Other than the fact an IUL is a little more complicated to explain to the client, what is the downside when compared to a traditional UL? AGLA just came out with one and are promoting it heavily. I haven't written any (preferring their product that will guarantee to 121) but it seems to be a win - win for the client. If the cap or participating accounts are outperforming the declared interest accounts then they can use those to increase cash values. If not, they can seek the safety of a 3% guarantee in the DIA. I realize that interest rates, caps and cost of insurance are subject to the whims of the company but that is the case with all ULs.
 
Speaking in general terms, IUL is neither good nor bad. It is a tool and just is. That said, there are many agents who don't understand it and misuse it. Also, some product designs are better than others.

Probably not the answer you wanted, but it is the truth. IUL is just another policy type, match it to the right prospect and its great. Match it to the wrong prospect or poorly design it, and its the devil.

I do think IUL could replace every single dollar of VUL premium being sold, and the policyholder would be just as happy if not happier.
 
Speaking in general terms, IUL is neither good nor bad. It is a tool and just is. That said, there are many agents who don't understand it and misuse it. Also, some product designs are better than others.

Probably not the answer you wanted, but it is the truth. IUL is just another policy type, match it to the right prospect and its great. Match it to the wrong prospect or poorly design it, and its the devil.

I do think IUL could replace every single dollar of VUL premium being sold, and the policyholder would be just as happy if not happier.

Thanks VOL.. I am trying to determine what could be the drawbacks over a traditional UL.. I don't really see any (other than it might require more insured management) but then I might be overlooking something. From your post, I take there could be some under certain circumstances? Oh, for the days when no one offered anything but plain old vanilla term and whole life. :twitchy:
 
Biggest drawback is I believe on most the charges tend to be higher. Also, you trade consistent interest for more of a roller coaster. Depending on the crediting method and market performance, you may get huge credited interest, or none.
 
Just as Vol said - IUL is a tool. Tools are only as good as the craftsman that uses them to help others achieve their goals. And no amount of "CE" is going to make a difference.

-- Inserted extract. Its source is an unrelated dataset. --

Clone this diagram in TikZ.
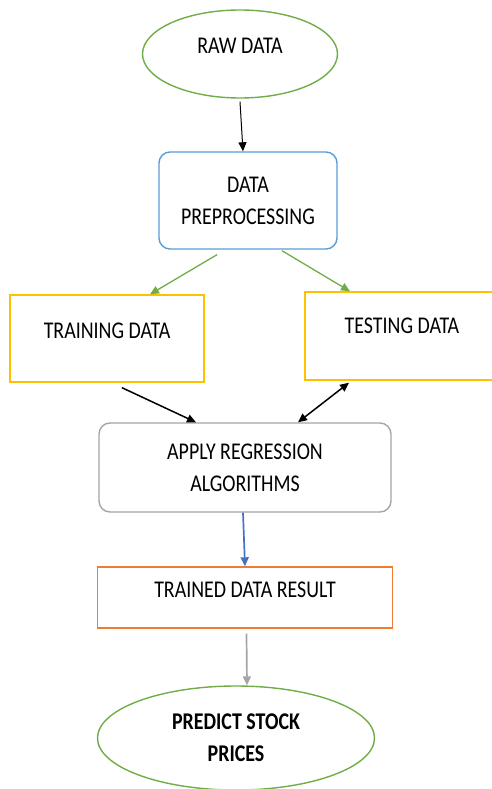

IUL, UL & VUL can all be good tools... as long as the agent will help monitor the policy on a regular and continuous basis. If you want a "hands-off" policy, better stick with whole life & term.
 
We all know Vol loves UL's in general. Haha, I would agree with the Volunteer I dont know why anyone would get a VUL in today's market. IUL's offer a huge upside of cash value if funded properly. The biggest hurdle or downside is that if they aren't funded properly they can lapse. I would never encourage someone to sell an IUL as a replacement for a whole life policy or even a GUL(although that market is about to blow up as well). IUL's in theory are great because they have minimum guarantees(floors) and still participate in the market to some degree. A lot of agents are using them now a days to fund a tax free retirement for the clients. The big problem I have is that a lot of these companies run their interest rates around 8% which to me is way to unrealistic of a number.
 
Hey, I was pretty fair to IULs.

The biggest single flaw in most ULs is the agent who sold it.
 
Good answers. You pay more for the lifetime guarantee of WL but I think any max-funded UL (sanc VUL) will work out very nicely.